Every `send` step in a workflow goes through the **same pipeline as a [Broadcast](/sending-email/broadcasts)**: your connected SES account, the deployed template, per-contact merge data from attributes, and one-click List-Unsubscribe headers. The difference is timing — a workflow send fires when a contact reaches that step, not all at once.

## Consent is re-checked at send time

Consent for the send's topic is re-evaluated **at the moment of each send**. A contact who unsubscribes mid-journey is quietly skipped for that send while their journey continues — they simply don't receive that email.

## Send window

`send window 9am-6pm in contact timezone` defers any send that comes due outside the window to the next in-window moment, using each contact's `timezone` attribute (falling back to the org default). A step that comes due at 3am waits until 9am.

## Frequency cap

A **frequency cap** limits how many drip emails a single contact receives in a period. Capped sends are **skipped, not queued** — the journey moves on. Two levels apply:

- **Org-wide default** — enabled by default, adjustable in your workspace settings. Applies to every workflow that doesn't declare its own cap.
- **Per-workflow override** — a workflow can set its own `frequency cap <N> per <duration>` (e.g. `frequency cap 4 per 7 days`), or `frequency cap off` to exempt itself entirely. A workflow-level cap **replaces** the org default for that workflow — its own threshold and window are used instead, not in addition. The count being compared is still **cross-workflow**: a send from this workflow counts against, and alongside, sends from every other workflow to the same contact — only the threshold and window are workflow-specific. Set it in the workflow's **Flow settings** panel (managed workflows) or directly in the `.flow` source (git-backed workflows) — see the [SendFlow reference](/workflows/flow-reference#settings-before-any-step).

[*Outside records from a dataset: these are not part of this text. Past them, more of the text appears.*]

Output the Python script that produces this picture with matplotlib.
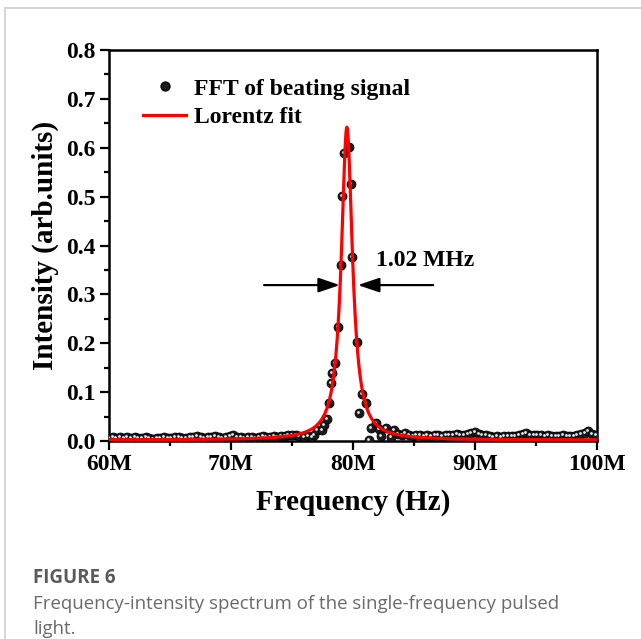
import numpy as np
import matplotlib
matplotlib.use("Agg")
import matplotlib.pyplot as plt
from matplotlib.lines import Line2D
import matplotlib.transforms as mtransforms

# ---------------- data (MHz, arb. units) ----------------
freq_left = [60.0, 60.3, 60.6, 60.9, 61.2, 61.5, 61.8, 62.1, 62.4, 62.7, 63.0, 63.3,
             63.6, 63.9, 64.2, 64.5, 64.8, 65.1, 65.4, 65.7, 66.0, 66.3, 66.6, 66.9,
             67.2, 67.5, 67.8, 68.1, 68.4, 68.7, 69.0, 69.3, 69.6, 69.9, 70.2, 70.5,
             70.8, 71.1, 71.4, 71.7, 72.0, 72.3, 72.6, 72.9, 73.2, 73.5, 73.8, 74.1,
             74.4, 74.7, 75.0, 75.3, 75.6, 75.98, 76.3, 76.67, 76.8]
inten_left = [0.007, 0.008, 0.006, 0.009, 0.007, 0.008, 0.006, 0.008, 0.007, 0.006, 0.008, 0.007,
              0.005, 0.007, 0.006, 0.008, 0.006, 0.007, 0.008, 0.009, 0.007, 0.006, 0.009, 0.008,
              0.010, 0.008, 0.007, 0.009, 0.008, 0.010, 0.008, 0.007, 0.009, 0.010, 0.012, 0.009,
              0.008, 0.007, 0.009, 0.008, 0.007, 0.009, 0.011, 0.009, 0.008, 0.010, 0.009, 0.011,
              0.010, 0.012, 0.013, 0.012, 0.010, 0.009, 0.011, 0.0075, 0.012]

freq_peak = [77.08, 77.49, 77.62, 77.84, 78.03, 78.17, 78.31, 78.55, 78.80, 78.99, 79.12,
             79.26, 79.67, 79.80, 79.94, 80.29, 80.48, 80.76, 81.03, 81.30, 81.44, 81.85,
             82.12, 82.26, 82.67, 83.08, 83.35]
inten_peak = [0.0225, 0.0225, 0.033, 0.044, 0.078, 0.118, 0.140, 0.159, 0.233, 0.360, 0.501,
              0.589, 0.602, 0.525, 0.377, 0.203, 0.057, 0.096, 0.078, 0.002, 0.026, 0.037,
              0.024, 0.010, 0.026, 0.0075, 0.0225]

freq_right = [83.7, 84.0, 84.3, 84.6, 84.9, 85.2, 85.5, 85.8, 86.1, 86.4, 86.7, 87.0, 87.3,
              87.6, 87.9, 88.2, 88.5, 88.8, 89.1, 89.4, 89.7, 90.0, 90.3, 90.6, 90.9, 91.2,
              91.5, 91.8, 92.1, 92.4, 92.7, 93.0, 93.3, 93.6, 93.9, 94.2, 94.5, 94.8, 95.1,
              95.4, 95.7, 96.0, 96.3, 96.6, 96.9, 97.2, 97.5, 97.8, 98.1, 98.4, 98.7, 99.0,
              99.3, 99.6, 99.9]
inten_right = [0.014, 0.012, 0.017, 0.013, 0.011, 0.012, 0.013, 0.011, 0.012, 0.010, 0.012, 0.013, 0.011,
               0.012, 0.013, 0.012, 0.015, 0.013, 0.012, 0.014, 0.016, 0.019, 0.015, 0.013, 0.012, 0.010,
               0.008, 0.010, 0.009, 0.010, 0.011, 0.010, 0.011, 0.013, 0.015, 0.016, 0.013, 0.012, 0.013,
               0.012, 0.011, 0.012, 0.010, 0.011, 0.010, 0.012, 0.011, 0.010, 0.011, 0.012, 0.015, 0.017,
               0.020, 0.015, 0.012]

# Lorentz fit parameters
fit_center = 79.5     # MHz
fit_fwhm = 1.1        # MHz
fit_amp = 0.64
fit_offset = 0.002

fwhm_label = "1.02 MHz"
x_ticks = [60, 70, 80, 90, 100]
x_ticklabels = ["60M", "70M", "80M", "90M", "100M"]
y_ticks = [0.0, 0.1, 0.2, 0.3, 0.4, 0.5, 0.6, 0.7, 0.8]
y_ticklabels = ["0.0", "0.1", "0.2", "0.3", "0.4", "0.5", "0.6", "0.7", "0.8"]

# ---------------- plot ----------------
serif = ["Liberation Serif", "DejaVu Serif"]
plt.rcParams["font.family"] = serif
plt.rcParams["font.weight"] = "bold"

fig = plt.figure(figsize=(6.41, 6.39), dpi=100)
ax = fig.add_axes([109 / 641, 1 - 441 / 639, (597 - 109) / 641, (441 - 50) / 639])

freq = np.array(freq_left + freq_peak + freq_right)
inten = np.array(inten_left + inten_peak + inten_right)

# Lorentz curve
xf = np.linspace(60, 100, 2001)
hw = fit_fwhm / 2
yf = fit_offset + fit_amp * hw ** 2 / ((xf - fit_center) ** 2 + hw ** 2)

# data points drawn as shaded spheres
ax.plot(freq, inten, ls="none", marker="o", ms=6.4, mfc="#1c1c1c", mec="#000000",
        mew=0.6, zorder=3)
hl = mtransforms.offset_copy(ax.transData, fig=fig, x=-1.0, y=1.0, units="dots")
ax.plot(freq, inten, ls="none", marker="o", ms=2.0, mfc="#e8e8e8", mec="none",
        transform=hl, zorder=4)

ax.plot(xf, yf, color="#ff0000", lw=2.3, zorder=5)

ax.set_xlim(60, 100)
ax.set_ylim(0, 0.8)
ax.set_xticks(x_ticks)
ax.set_xticklabels(x_ticklabels)
ax.set_xticks([65, 75, 85, 95], minor=True)
ax.set_yticks(y_ticks)
ax.set_yticklabels(y_ticklabels)
ax.set_yticks(np.arange(0.05, 0.8, 0.1), minor=True)
ax.tick_params(axis="both", which="major", direction="out", length=6.5, width=1.6,
               labelsize=17, pad=3)
ax.tick_params(axis="both", which="minor", direction="out", length=3.5, width=1.6)
for s in ax.spines.values():
    s.set_linewidth(1.8)

ax.set_xlabel("Frequency (Hz)", fontsize=21, fontweight="bold", labelpad=10)
ax.set_ylabel("Intensity (arb.units)", fontsize=21, fontweight="bold", labelpad=5)

# legend
h1 = Line2D([], [], ls="none", marker="o", ms=6.4, mfc="#1c1c1c", mec="#000000")
h2 = Line2D([], [], color="#ff0000", lw=2.3)
leg = ax.legend([h1, h2], ["FFT of beating signal", "Lorentz fit"], loc="upper left",
                bbox_to_anchor=(0.045, 0.958), frameon=False, borderpad=0,
                handlelength=1.85, handletextpad=0.3, labelspacing=0.3,
                prop={"family": serif, "weight": "bold", "size": 17})

# FWHM annotation
arr_y = 0.319
ap = dict(arrowstyle="-|>,head_length=0.65,head_width=0.22", color="black", lw=1.6,
          mutation_scale=20, shrinkA=0, shrinkB=0)
ax.annotate("", xy=(78.93, arr_y), xytext=(72.71, arr_y), arrowprops=ap)
ax.annotate("", xy=(80.40, arr_y), xytext=(86.57, arr_y), arrowprops=ap)
ax.text(81.85, 0.370, fwhm_label, fontsize=17, fontweight="bold", ha="left", va="center")

# page frame lines
fig.add_artist(Line2D([5 / 641, 1.0], [1 - 8 / 639, 1 - 8 / 639], color="#d0d0d0", lw=1.2,
                      transform=fig.transFigure))
fig.add_artist(Line2D([5 / 641, 5 / 641], [0, 1 - 8 / 639], color="#d0d0d0", lw=1.2,
                      transform=fig.transFigure))

# caption
cap_font = ["Open Sans", "DejaVu Sans"]
fig.text(33 / 641, 1 - 578 / 639, "FIGURE 6", fontsize=13.5, fontweight="bold",
         color="#5a5a5a", family=cap_font, va="center", ha="left")
fig.text(33 / 641, 1 - 604 / 639, "Frequency-intensity spectrum of the single-frequency pulsed",
         fontsize=13.4, fontweight="normal", color="#6a6a6a", family=cap_font,
         va="center", ha="left")
fig.text(33 / 641, 1 - 629 / 639, "light.", fontsize=13.4, fontweight="normal",
         color="#6a6a6a", family=cap_font, va="center", ha="left")

fig.savefig("out.png", dpi=100)
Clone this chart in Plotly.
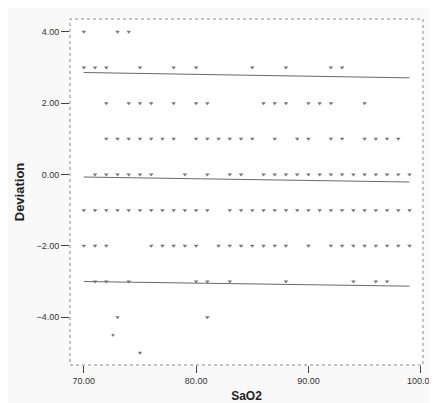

  Unlike the topic tier, the frequency cap is **not** exempt for `transactional` sends — a capped-out contact skips a transactional step exactly like a marketing one. If a lifecycle workflow (e.g. onboarding nudges) must never be capped, give it its own `frequency cap off`. See [Consent & lifecycle mail](/sending-email/consent-and-lifecycle#two-consent-lanes-marketing-and-transactional) for the full tier breakdown.


## Dry run

From the detail page you can **dry-run** any contact through the current definition. Every condition is evaluated against that contact's real data so you see exactly which path they'd take — but nothing is sent and nothing is written. Use it to sanity-check a workflow before activating.

## Manual send approval

For workflows where a human should sign off before mail goes out, turn on **Hold sends for approval**. This is an operational switch — it takes effect immediately, doesn't create a new version, and works on git-backed workflows too.

When it's on, every send that comes due enters an **awaiting approval** state instead of sending. Held sends collect in the workflow's **Approvals** panel, where you can act on one row or several at once:

| Action | Effect |
|---|---|
| **Approve** | Send now — still honoring the send window, consent, and frequency cap |
| **Skip** | Don't send this email; the contact's journey continues to the next step |
| **Cancel** | Don't send; end this contact's journey |


  Workflows with sends waiting on you show an amber count badge — on the workflows list and on the workflow's own detail header — so held sends never sit unnoticed.


Turning the hold off lets due sends resume flowing automatically; anything already waiting stays in the Approvals panel until you clear it.